I wanted to write about two topics on my mind, but I have lost one of them. It will come to me soon enough.
Right now I am trying to look inward and like a detective, try to understand what is going on.
After a freak fall down stairs, my {kind of former} father in law suffered a fatal head injury. We all knew that his health was deteriorating, with the onset of dementia and recent heart attack. The details are sketchy for me because its all second hand information through my kids, of course.
When my marriage ended, it was only the relationship with my husband that terminated. Since then I have been sincerely wishing to speak to, communicate with and even see my second family. After all, I was 18 when I left home to join theirs. What I lacked here I gained there- a father who was proud of me, a brother who I could connect to on an intellectual level, a sister who was diplomatic, but also genuine and happen to parent similarly to me, and then another older sister who treated me like a daughter and unconditionally took care of me. These personalities never ever seen me as an outsider, as someone who didn’t know their culture and language. That was irrelevant and they made me feel part of their family instantly. Unlike the one who actually brought me there and his mother.
So when the split happened, as well as grieving a heartbreak, dealing with trauma of domestic abuse, both mine and my kids, my sorrow extended to the loss of an extended family who I had come to see as my own. I would argue that my marriage wasn’t a failure because I married a Pashtun. I loath stereotypes and prejudice arrogance. This couldn’t be true because I felt at home with majority of the people there.
They called Dad Kuka {kuka-a}, the Pashtun word, me included. The grandkids called him Oba. It was a status of respect as head of the household. One would think that in a conservative culture such as think the patriarch would be more dominating, involved and overshadowing. But not here.
When I arrived to this new, alien household, I was often confused to see how he was treated by wife and sons. Like a spare part fed and watered then put to a side while they discuss pertinent family politics. Family politics was beyond me too, which later came back to bite. It was like his presence as an inconvenience, simultaneously tokenistic. The real ring leader, or brain behind familial decision making was matriarch. One would be forgiven to be optimistic at this prospect, however this could have been great had she not been misogynist and sexist, with the excuse of culture ingrained as a free pass to raise a narcissist. Thankfully, only one though. The rest didn’t get the opportunity.
Anyway, Kuka was very very fixed in his routine for food, tea, going out, cleaning and clothes. Everything was fixed and should be in order. He had a love for order, looking decent, and having each day look the same. He wasn’t involved in diplomatic decision making unless the tokenistic male head of household voice was required for the gain of the rest. One time I cooked his green tea on the hob for too long and he was so angry at me that he made me taste it. It was super bitter, but having just been introduced to the dry leaf tea under year or so ago, I was unaware of the taste. He taught me that lesson surely, never to be repeated. Looking back I don’t think he would have done that had he not seen me as one of his own. There was formality between us but then there wasn’t. I wasn’t allowed to share personal thoughts with him, but he got to know my personality through my actions, reactions, housekeeping, uni results and then parenting. He seen me as an achiever, as someone who clicked on to his likes and routines and upheld his values of education, progression and all things in order!

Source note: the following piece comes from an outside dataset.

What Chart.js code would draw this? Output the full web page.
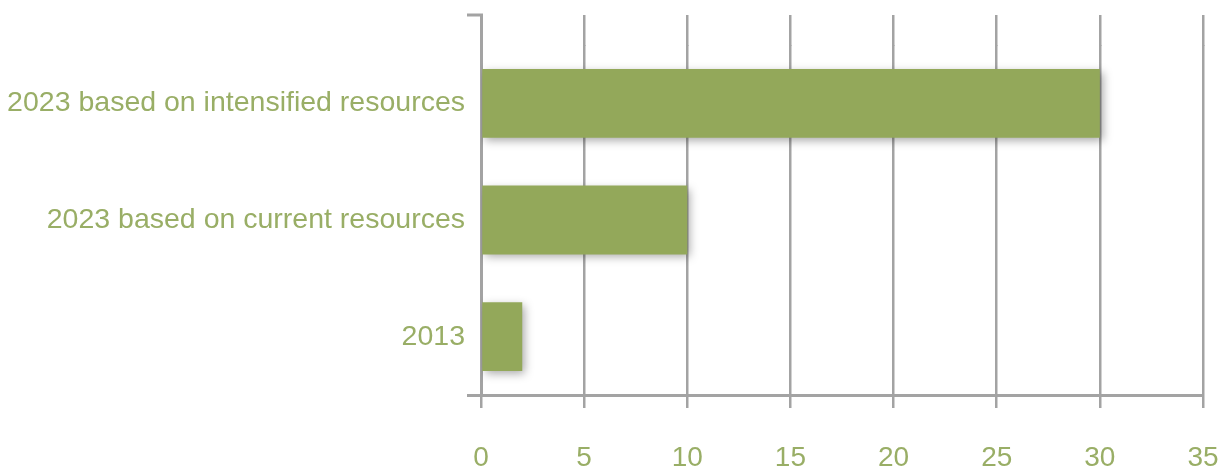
<!DOCTYPE html>
<html>
<head>
<meta charset="utf-8">
<script src="https://cdn.jsdelivr.net/npm/chart.js@4"></script>
<style>
    html, body { margin: 0; padding: 0; background: #ffffff; }
    #wrap { width: 1225px; height: 468px; }
</style>
</head>
<body>
<div id="wrap"><canvas id="barChart" width="1225" height="468"></canvas></div>
<script>
// Datos del gráfico
const categorias = ['2023 based on intensified resources', '2023 based on current resources', '2013'];
const valores = [30, 10, 2];
const ejeMin = 0;
const ejeMax = 35;
const ejePaso = 5;

const verde = '#93a85a';
const textoVerde = '#99ae66';
const gris = '#a3a3a3';
const fuente = '"Liberation Sans", Arial, sans-serif';
const grosorGrilla = 2.5;

// Igual que el alineado de pixeles de Chart.js
function alinear(p, w) {
    return Math.round(p - w / 2) + w / 2;
}

// Sombra de las barras
const sombraBarras = {
    id: 'sombraBarras',
    beforeDatasetDraw(chart) {
        const ctx = chart.ctx;
        ctx.save();
        ctx.shadowColor = 'rgba(0, 0, 0, 0.35)';
        ctx.shadowBlur = 9;
        ctx.shadowOffsetX = 3;
        ctx.shadowOffsetY = 3;
    },
    afterDatasetDraw(chart) {
        chart.ctx.restore();
    }
};

// Extiende la grilla por encima del área y las marcas del eje
const extensionEjes = {
    id: 'extensionEjes',
    beforeDatasetsDraw(chart) {
        const { ctx, chartArea, scales } = chart;
        const arriba = chartArea.top - 30;
        ctx.save();
        ctx.strokeStyle = gris;
        ctx.lineWidth = grosorGrilla;
        for (let v = ejeMin; v <= ejeMax; v += ejePaso) {
            const x = alinear(scales.x.getPixelForValue(v), grosorGrilla);
            ctx.beginPath();
            ctx.moveTo(x, arriba);
            ctx.lineTo(x, chartArea.top + 1);
            ctx.stroke();
        }
        ctx.lineWidth = 3;
        const x0 = alinear(chartArea.left, 3);
        ctx.beginPath();
        ctx.moveTo(x0, arriba);
        ctx.lineTo(x0, chartArea.top + 1);
        ctx.moveTo(chartArea.left - 14, arriba);
        ctx.lineTo(x0 + 1.5, arriba);
        ctx.moveTo(chartArea.left - 14, alinear(chartArea.bottom, 3));
        ctx.lineTo(chartArea.left, alinear(chartArea.bottom, 3));
        ctx.stroke();
        ctx.restore();
    }
};

const ctx = document.getElementById('barChart').getContext('2d');
new Chart(ctx, {
    type: 'bar',
    data: {
        labels: categorias,
        datasets: [{
            data: valores,
            backgroundColor: verde,
            borderWidth: 0,
            barPercentage: 0.59,
            categoryPercentage: 1
        }]
    },
    options: {
        indexAxis: 'y',
        responsive: false,
        animation: false,
        devicePixelRatio: 1,
        layout: {
            padding: { top: 45, right: 22, left: 0, bottom: 0 }
        },
        scales: {
            x: {
                min: ejeMin,
                max: ejeMax,
                ticks: {
                    stepSize: ejePaso,
                    color: textoVerde,
                    font: { family: fuente, size: 28 },
                    padding: 33,
                    maxRotation: 0
                },
                grid: {
                    color: gris,
                    lineWidth: grosorGrilla,
                    tickLength: 13
                },
                border: {
                    display: true,
                    color: gris,
                    width: 3
                },
                afterFit(scale) {
                    scale.height = 73;
                    scale.paddingLeft = 0;
                    scale.paddingRight = 0;
                }
            },
            y: {
                ticks: {
                    color: textoVerde,
                    font: { family: fuente, size: 28.5 },
                    padding: 16
                },
                grid: { display: false, drawTicks: false },
                border: {
                    display: true,
                    color: gris,
                    width: 3
                },
                afterFit(scale) {
                    scale.width = 481;
                    scale.paddingTop = 0;
                    scale.paddingBottom = 0;
                }
            }
        },
        plugins: {
            legend: { display: false },
            tooltip: { enabled: false }
        }
    },
    plugins: [sombraBarras, extensionEjes]
});
</script>
</body>
</html>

It was only when I was going through my son’s autism assessment and made it my area of deep focus and obsession that I started connecting the dots. When I began to understand that autistic people are hugely different from one another, even in the same family, that I began analysing, comparing and contrasting the members of this family. Every time tea or dinner was ready before being, I was met with delight and appreciation. It wasn’t that hard for me to gain these brownie points to be honest because he was literally like clockwork. I enjoyed taking time out and listening to stories, insights and points of interest while some others around us scoffed mockingly. I had a need to for tidy and clean areas so I was constantly cleaning and scrubbing when I visited. More easy brownie points. And that’s how my relationship with Kuka developed. He not only valued what I had to say, but also what I wanted. He encouraged my further education, proud of my career and my children’s development, all the while his son would put me down and down play any of my strengths claiming credit. He even disliked his brother holding me in worth and respect.
You will have guessed by now, Kuka was autistic, like me, like my boys.
Losing him knowing this has added to my grief. Because we had a different connection on an autistic level, where he didn’t have to communicate with me on a personal level to understand me, value and even admonish his son for me. He was an ally for me but one that I called upon very late on in the tormenting relationship. Had I exposed his son’s truth years earlier, maybe our outcome would be different. He promised me that his son will no longer study for yet another degree and will commit to work to provide for his family. It hurt me more that he broke his father’s promise than going behind my back to continue his selfish pursuits.
Fourteen months after losing my original father figure, I lost my second. Neither of whom I had blood ties, but the bond of security, pride, protection and unconditional selfless support.
The big gap missing a father just got bigger.